Two bills aimed at restricting the rights of people who identify as transgender have cleared the Idaho legislature and are on the way to Republican Governor Brad Little's desk for his signature.

House Bill 500 bans transgender women and girls from playing on female high school and college sports teams. The legislation would apply to all publicly sponsored sports teams.

Supporters of the bill said that it is needed because transgender women and girls have a physical advantage. Opponents argue that the bill would subject transgender athletes to invasive tests.

The bill, titled the “Fairness in Women's Sports Act,” was sponsored by Senator Mary Souza and Representative Barbara Ehardt.

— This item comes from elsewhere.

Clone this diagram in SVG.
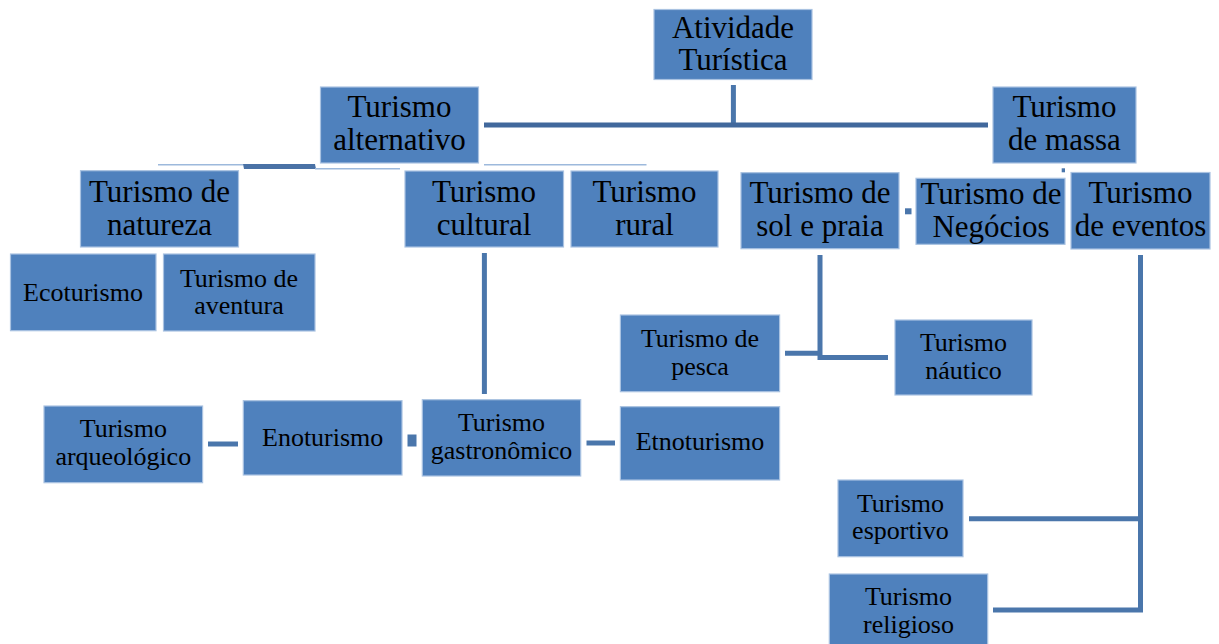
<svg xmlns="http://www.w3.org/2000/svg" width="1219" height="644" viewBox="0 0 1219 644">
<style>
.box{fill:#4F81BD;stroke:#a9c2e1;stroke-width:1.2}
.lg{font-family:"Liberation Serif","Times New Roman",serif;font-size:31px;fill:#000;text-anchor:middle}
.sm{font-family:"Liberation Serif","Times New Roman",serif;font-size:26px;fill:#000;text-anchor:middle}
.ln{stroke:#4a76ab;stroke-width:5;fill:none}
.dk{stroke:#41689c;stroke-width:5;fill:none}
.lt{stroke:#9db9dc;stroke-width:1.5;fill:none}
</style>
<rect width="1219" height="644" fill="#fff"/>
<g id="connectors">
  <line class="ln" x1="733.4" y1="85" x2="733.4" y2="125"/>
  <line class="dk" x1="484" y1="125" x2="988" y2="125"/>
  <line class="lt" x1="158" y1="164.7" x2="243" y2="164.7"/>
  <polygon points="243,164 315,164 316,169 244,169" fill="#4a72a6"/>
  <line class="lt" x1="315" y1="168.8" x2="400" y2="168.8"/>
  <line class="lt" x1="484" y1="164.7" x2="646.5" y2="164.7"/>
  <rect x="1061.7" y="168.3" width="3.3" height="4" fill="#4a76ab"/>
  <rect x="905" y="208.3" width="6.5" height="6" fill="#4a76ab"/>
  <line class="ln" x1="484.4" y1="253" x2="484.4" y2="394"/>
  <polyline class="ln" points="820,255 820,357.5 888,357.5"/>
  <line class="ln" x1="785" y1="353.3" x2="820" y2="353.3"/>
  <polyline class="ln" points="1140.5,255 1140.5,610 993,610"/>
  <line class="ln" x1="969" y1="518.7" x2="1140.5" y2="518.7"/>
  <line class="ln" x1="208" y1="444" x2="238" y2="444"/>
  <rect x="407.5" y="434.5" width="9" height="12" fill="#4a76ab"/>
  <line class="ln" x1="586.5" y1="443" x2="615" y2="443"/>
</g>
<g id="atividade"><rect class="box" x="654" y="9.5" width="158" height="70"/><text class="lg" x="733" y="37.7">Atividade</text><text class="lg" x="733" y="70">Turística</text></g>
<g id="alternativo"><rect class="box" x="320.5" y="87" width="158" height="76"/><text class="lg" x="399.5" y="117">Turismo</text><text class="lg" x="399.5" y="150">alternativo</text></g>
<g id="massa"><rect class="box" x="993" y="87" width="143" height="76"/><text class="lg" x="1064.5" y="117.3">Turismo</text><text class="lg" x="1064.5" y="150">de massa</text></g>
<g id="natureza"><rect class="box" x="80.5" y="170.7" width="158" height="76.3"/><text class="lg" x="159.5" y="201.7">Turismo de</text><text class="lg" x="159.5" y="235">natureza</text></g>
<g id="cultural"><rect class="box" x="405" y="171" width="158.5" height="76"/><text class="lg" x="484" y="202">Turismo</text><text class="lg" x="484" y="235">cultural</text></g>
<g id="rural"><rect class="box" x="571" y="171" width="147" height="76"/><text class="lg" x="644.5" y="202">Turismo</text><text class="lg" x="644.5" y="235">rural</text></g>
<g id="solpraia"><rect class="box" x="741" y="172.7" width="158" height="76"/><text class="lg" x="820" y="203.3">Turismo de</text><text class="lg" x="820" y="236">sol e praia</text></g>
<g id="negocios"><rect class="box" x="916" y="178.3" width="149" height="66"/><text class="lg" x="991" y="204">Turismo de</text><text class="lg" x="991" y="237">Negócios</text></g>
<g id="eventos"><rect class="box" x="1071" y="172.5" width="139" height="76.5"/><text class="lg" x="1140.5" y="203.3">Turismo</text><text class="lg" x="1140.5" y="236">de eventos</text></g>
<g id="ecoturismo"><rect class="box" x="10.5" y="254" width="145.5" height="76.7"/><text class="sm" x="83" y="301">Ecoturismo</text></g>
<g id="aventura"><rect class="box" x="163.5" y="254" width="151.5" height="77"/><text class="sm" x="239" y="286.5">Turismo de</text><text class="sm" x="239" y="314">aventura</text></g>
<g id="pesca"><rect class="box" x="620.4" y="315" width="159.2" height="76.7"/><text class="sm" x="700" y="347.3">Turismo de</text><text class="sm" x="700" y="374.5">pesca</text></g>
<g id="nautico"><rect class="box" x="895" y="320" width="137" height="75"/><text class="sm" x="963.5" y="351">Turismo</text><text class="sm" x="963.5" y="378.7">náutico</text></g>
<g id="arqueologico"><rect class="box" x="44" y="406" width="158.6" height="76.7"/><text class="sm" x="123.3" y="437.3">Turismo</text><text class="sm" x="123.3" y="465">arqueológico</text></g>
<g id="enoturismo"><rect class="box" x="243.3" y="400.7" width="158.7" height="74.3"/><text class="sm" x="322.7" y="445.7">Enoturismo</text></g>
<g id="gastronomico"><rect class="box" x="422.3" y="399.7" width="158.4" height="76.3"/><text class="sm" x="501.5" y="431">Turismo</text><text class="sm" x="501.5" y="459">gastronômico</text></g>
<g id="etnoturismo"><rect class="box" x="620.4" y="406.7" width="159.2" height="73.3"/><text class="sm" x="700" y="450">Etnoturismo</text></g>
<g id="esportivo"><rect class="box" x="838" y="480" width="125" height="76.7"/><text class="sm" x="900.5" y="512.3">Turismo</text><text class="sm" x="900.5" y="539.3">esportivo</text></g>
<g id="religioso"><rect class="box" x="829.3" y="574" width="158.4" height="75"/><text class="sm" x="908.5" y="605">Turismo</text><text class="sm" x="908.5" y="632.7">religioso</text></g>
</svg>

Ehardt, a Republican, worked with the Alliance Defending Freedom (ADF) to craft the bill. The Arizona-based group is opposed to LGBT rights.

According to the Idaho Press, when asked about the bill's constitutional problems that would make it difficult to defend in court, Senator Souza, a Republican, said that the ADF “will be responsible for any legal defense fees.”

The second bill, the “Idaho Vital Statistics Act” or House Bill 509, would make it impossible for transgender people to change their gender marker on a birth certificate.

In 2018, a judge issued a court order requiring Idaho to allow transgender individuals to change the gender marker on their birth certificates.

Peter Renn at Lambda Legal said in a statement that lawmakers were “explicitly defying a court order and exposing Idaho taxpayers to footing the bill” for its legal consequences.

The Human Rights Campaign (HRC), the nation's largest LGBT rights advocate, called on Little to veto House Bill 500.

“If HB 500 becomes law, Idaho will be the first state to have such a retrogressive, invasive and patently anti-transgender law on the books,” HRC President Alphonso David said in a statement. “In states across the country, extreme lawmakers are targeting transgender youth and seeking to discriminate against them through any legislative vehicle possible. These elected officials and the groups backing them are proposing a ‘solution’ in search of a problem – and using transgender kids as pawns to stoke division at a time when our elected leaders should be finding ways to unite us. If HB 500 becomes law, it will send a strong message to trans youth that they are less than their peers and not deserving of community and acceptance. We implore Governor Little and other legislative leaders to stand up and reject this discriminatory measure.”